AVAILABLE DATA:
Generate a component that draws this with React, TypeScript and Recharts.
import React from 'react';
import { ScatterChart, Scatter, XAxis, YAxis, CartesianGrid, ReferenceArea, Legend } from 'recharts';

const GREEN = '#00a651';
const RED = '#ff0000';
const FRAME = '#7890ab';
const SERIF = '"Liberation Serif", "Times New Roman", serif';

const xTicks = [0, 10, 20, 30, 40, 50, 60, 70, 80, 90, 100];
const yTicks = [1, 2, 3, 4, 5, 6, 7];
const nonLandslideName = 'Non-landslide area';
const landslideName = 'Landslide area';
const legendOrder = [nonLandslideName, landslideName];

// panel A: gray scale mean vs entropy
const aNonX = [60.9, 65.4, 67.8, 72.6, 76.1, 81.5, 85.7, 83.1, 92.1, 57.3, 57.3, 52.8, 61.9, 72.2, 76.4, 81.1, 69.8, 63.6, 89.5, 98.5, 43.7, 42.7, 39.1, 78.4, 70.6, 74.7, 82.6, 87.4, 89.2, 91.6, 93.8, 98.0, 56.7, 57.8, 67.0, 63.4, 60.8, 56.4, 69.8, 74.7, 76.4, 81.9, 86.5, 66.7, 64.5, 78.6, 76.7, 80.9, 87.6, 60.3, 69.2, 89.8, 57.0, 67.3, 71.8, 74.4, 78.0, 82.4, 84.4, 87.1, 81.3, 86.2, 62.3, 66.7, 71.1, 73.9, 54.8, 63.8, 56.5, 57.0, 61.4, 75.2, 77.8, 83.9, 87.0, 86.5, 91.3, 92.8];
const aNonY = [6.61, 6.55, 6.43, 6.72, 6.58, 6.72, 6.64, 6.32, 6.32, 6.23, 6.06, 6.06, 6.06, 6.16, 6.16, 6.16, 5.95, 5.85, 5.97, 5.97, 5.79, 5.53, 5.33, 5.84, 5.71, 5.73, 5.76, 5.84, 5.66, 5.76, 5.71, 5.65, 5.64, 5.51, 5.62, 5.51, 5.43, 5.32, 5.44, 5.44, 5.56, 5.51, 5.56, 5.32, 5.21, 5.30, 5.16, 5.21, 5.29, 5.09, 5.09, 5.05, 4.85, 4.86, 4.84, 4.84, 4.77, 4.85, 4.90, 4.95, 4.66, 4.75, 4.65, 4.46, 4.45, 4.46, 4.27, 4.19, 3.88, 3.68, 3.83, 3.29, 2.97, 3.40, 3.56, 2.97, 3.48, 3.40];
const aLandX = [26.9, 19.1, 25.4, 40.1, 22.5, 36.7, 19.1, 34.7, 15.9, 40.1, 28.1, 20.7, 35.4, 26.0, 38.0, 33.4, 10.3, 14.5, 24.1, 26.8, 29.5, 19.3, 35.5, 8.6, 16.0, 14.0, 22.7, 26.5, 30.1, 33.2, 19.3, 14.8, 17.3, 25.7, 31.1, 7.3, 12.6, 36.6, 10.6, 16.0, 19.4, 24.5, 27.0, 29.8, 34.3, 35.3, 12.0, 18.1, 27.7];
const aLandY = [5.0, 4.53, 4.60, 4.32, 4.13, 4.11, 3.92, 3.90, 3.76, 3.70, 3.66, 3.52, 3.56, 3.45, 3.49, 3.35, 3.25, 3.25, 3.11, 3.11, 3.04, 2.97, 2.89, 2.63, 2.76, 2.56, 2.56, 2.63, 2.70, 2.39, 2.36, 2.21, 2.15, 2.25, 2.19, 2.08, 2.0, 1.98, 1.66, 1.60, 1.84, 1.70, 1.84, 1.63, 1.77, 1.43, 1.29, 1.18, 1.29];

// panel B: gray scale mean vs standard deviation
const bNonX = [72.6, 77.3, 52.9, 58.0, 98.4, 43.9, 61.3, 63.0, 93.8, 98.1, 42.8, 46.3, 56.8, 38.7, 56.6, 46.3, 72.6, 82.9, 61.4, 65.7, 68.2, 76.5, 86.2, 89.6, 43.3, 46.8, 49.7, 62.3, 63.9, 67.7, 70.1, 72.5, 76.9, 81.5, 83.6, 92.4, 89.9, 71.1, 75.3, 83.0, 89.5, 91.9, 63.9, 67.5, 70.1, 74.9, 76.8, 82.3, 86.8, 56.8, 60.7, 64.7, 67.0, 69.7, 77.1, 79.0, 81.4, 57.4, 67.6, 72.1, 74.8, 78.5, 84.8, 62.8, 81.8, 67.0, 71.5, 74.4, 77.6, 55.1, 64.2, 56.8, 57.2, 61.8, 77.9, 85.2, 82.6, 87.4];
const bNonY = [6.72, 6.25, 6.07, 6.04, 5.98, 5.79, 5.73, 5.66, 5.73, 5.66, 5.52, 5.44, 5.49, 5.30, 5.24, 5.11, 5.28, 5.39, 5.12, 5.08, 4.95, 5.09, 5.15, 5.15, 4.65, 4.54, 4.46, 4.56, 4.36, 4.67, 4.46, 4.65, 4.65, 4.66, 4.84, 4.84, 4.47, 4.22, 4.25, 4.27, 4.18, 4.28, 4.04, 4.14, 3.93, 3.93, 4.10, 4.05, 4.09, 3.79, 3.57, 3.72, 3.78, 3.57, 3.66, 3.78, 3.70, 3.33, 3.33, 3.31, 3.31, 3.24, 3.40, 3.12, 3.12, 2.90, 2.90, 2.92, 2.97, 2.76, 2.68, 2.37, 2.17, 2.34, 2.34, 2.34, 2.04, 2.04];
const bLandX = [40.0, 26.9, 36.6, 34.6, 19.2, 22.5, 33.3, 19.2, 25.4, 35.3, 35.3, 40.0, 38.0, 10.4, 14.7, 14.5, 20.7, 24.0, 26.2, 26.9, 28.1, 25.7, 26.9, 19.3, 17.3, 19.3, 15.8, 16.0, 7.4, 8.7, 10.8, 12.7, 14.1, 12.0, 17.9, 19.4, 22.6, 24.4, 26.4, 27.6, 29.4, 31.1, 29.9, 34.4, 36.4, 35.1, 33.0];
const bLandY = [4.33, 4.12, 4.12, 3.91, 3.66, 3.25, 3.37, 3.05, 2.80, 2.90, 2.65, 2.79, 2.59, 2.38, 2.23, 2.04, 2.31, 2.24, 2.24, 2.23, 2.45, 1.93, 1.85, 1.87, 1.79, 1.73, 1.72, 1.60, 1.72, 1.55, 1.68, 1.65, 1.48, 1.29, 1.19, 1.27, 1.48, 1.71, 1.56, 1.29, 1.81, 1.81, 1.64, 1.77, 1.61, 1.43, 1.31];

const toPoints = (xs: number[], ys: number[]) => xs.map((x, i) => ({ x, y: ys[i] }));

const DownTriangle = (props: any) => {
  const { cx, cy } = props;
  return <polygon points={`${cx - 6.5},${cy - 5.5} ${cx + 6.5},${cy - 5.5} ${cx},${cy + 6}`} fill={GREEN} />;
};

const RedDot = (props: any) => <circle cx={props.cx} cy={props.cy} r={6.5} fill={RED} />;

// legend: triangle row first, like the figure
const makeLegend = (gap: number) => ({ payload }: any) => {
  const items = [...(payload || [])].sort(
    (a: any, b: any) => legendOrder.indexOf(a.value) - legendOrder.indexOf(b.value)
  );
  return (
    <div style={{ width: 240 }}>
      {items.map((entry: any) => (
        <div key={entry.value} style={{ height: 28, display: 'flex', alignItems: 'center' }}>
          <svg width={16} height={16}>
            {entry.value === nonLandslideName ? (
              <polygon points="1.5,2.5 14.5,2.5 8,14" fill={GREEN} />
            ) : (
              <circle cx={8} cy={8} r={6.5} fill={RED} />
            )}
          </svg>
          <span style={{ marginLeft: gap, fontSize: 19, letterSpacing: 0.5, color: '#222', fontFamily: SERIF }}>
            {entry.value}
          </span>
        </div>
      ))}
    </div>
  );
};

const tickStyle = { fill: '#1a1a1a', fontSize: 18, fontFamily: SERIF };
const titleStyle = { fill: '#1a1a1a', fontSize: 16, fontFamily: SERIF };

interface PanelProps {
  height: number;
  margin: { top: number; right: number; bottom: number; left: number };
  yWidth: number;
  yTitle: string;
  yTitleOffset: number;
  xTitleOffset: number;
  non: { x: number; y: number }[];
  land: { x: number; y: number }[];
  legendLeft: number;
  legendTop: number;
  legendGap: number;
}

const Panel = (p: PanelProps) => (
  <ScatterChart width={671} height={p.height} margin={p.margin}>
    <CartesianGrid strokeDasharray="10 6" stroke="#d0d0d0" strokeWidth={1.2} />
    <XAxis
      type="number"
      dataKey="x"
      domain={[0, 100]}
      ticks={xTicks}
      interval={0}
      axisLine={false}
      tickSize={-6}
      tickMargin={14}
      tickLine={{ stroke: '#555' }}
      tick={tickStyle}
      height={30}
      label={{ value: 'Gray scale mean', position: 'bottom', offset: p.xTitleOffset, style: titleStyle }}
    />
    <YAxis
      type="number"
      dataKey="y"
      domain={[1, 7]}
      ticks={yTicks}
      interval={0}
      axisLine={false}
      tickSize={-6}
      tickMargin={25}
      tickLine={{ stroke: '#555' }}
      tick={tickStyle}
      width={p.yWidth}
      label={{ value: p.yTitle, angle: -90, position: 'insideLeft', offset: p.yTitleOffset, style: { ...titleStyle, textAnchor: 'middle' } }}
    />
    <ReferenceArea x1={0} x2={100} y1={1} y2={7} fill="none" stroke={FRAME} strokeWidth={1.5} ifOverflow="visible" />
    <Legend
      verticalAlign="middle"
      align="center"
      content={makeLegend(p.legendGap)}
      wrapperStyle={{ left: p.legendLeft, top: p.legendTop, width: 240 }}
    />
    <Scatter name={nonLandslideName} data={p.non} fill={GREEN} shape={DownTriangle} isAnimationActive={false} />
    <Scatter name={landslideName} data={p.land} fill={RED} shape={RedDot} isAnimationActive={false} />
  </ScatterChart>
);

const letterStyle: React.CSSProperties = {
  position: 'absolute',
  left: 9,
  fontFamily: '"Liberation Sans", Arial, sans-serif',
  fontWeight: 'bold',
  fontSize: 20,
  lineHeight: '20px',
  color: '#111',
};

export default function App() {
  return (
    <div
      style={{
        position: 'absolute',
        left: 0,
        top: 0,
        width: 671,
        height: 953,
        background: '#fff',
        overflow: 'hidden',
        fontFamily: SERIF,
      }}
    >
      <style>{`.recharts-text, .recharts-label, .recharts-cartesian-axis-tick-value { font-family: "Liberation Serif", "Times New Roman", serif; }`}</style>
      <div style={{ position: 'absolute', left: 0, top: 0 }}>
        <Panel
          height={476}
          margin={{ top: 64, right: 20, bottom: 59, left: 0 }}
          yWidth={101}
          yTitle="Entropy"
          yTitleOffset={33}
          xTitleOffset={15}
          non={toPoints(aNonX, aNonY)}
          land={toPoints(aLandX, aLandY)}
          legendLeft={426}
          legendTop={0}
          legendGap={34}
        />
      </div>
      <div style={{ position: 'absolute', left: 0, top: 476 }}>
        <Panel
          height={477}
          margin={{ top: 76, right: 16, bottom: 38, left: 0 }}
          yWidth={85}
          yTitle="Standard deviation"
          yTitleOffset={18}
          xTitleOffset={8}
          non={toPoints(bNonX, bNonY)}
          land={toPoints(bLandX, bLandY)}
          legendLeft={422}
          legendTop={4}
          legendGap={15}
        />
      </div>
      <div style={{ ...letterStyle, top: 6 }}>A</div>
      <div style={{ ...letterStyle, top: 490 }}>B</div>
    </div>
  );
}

TASK PROMPT:
What are the exact lines from the beginning of the material through the line containing "const legendOrder = [nonLandslideName, landslideName];"? Write out those lines alone.

ANSWER TO THIS TASK:
Generate a component that draws this with React, TypeScript and Recharts.
import React from 'react';
import { ScatterChart, Scatter, XAxis, YAxis, CartesianGrid, ReferenceArea, Legend } from 'recharts';

const GREEN = '#00a651';
const RED = '#ff0000';
const FRAME = '#7890ab';
const SERIF = '"Liberation Serif", "Times New Roman", serif';

const xTicks = [0, 10, 20, 30, 40, 50, 60, 70, 80, 90, 100];
const yTicks = [1, 2, 3, 4, 5, 6, 7];
const nonLandslideName = 'Non-landslide area';
const landslideName = 'Landslide area';
const legendOrder = [nonLandslideName, landslideName];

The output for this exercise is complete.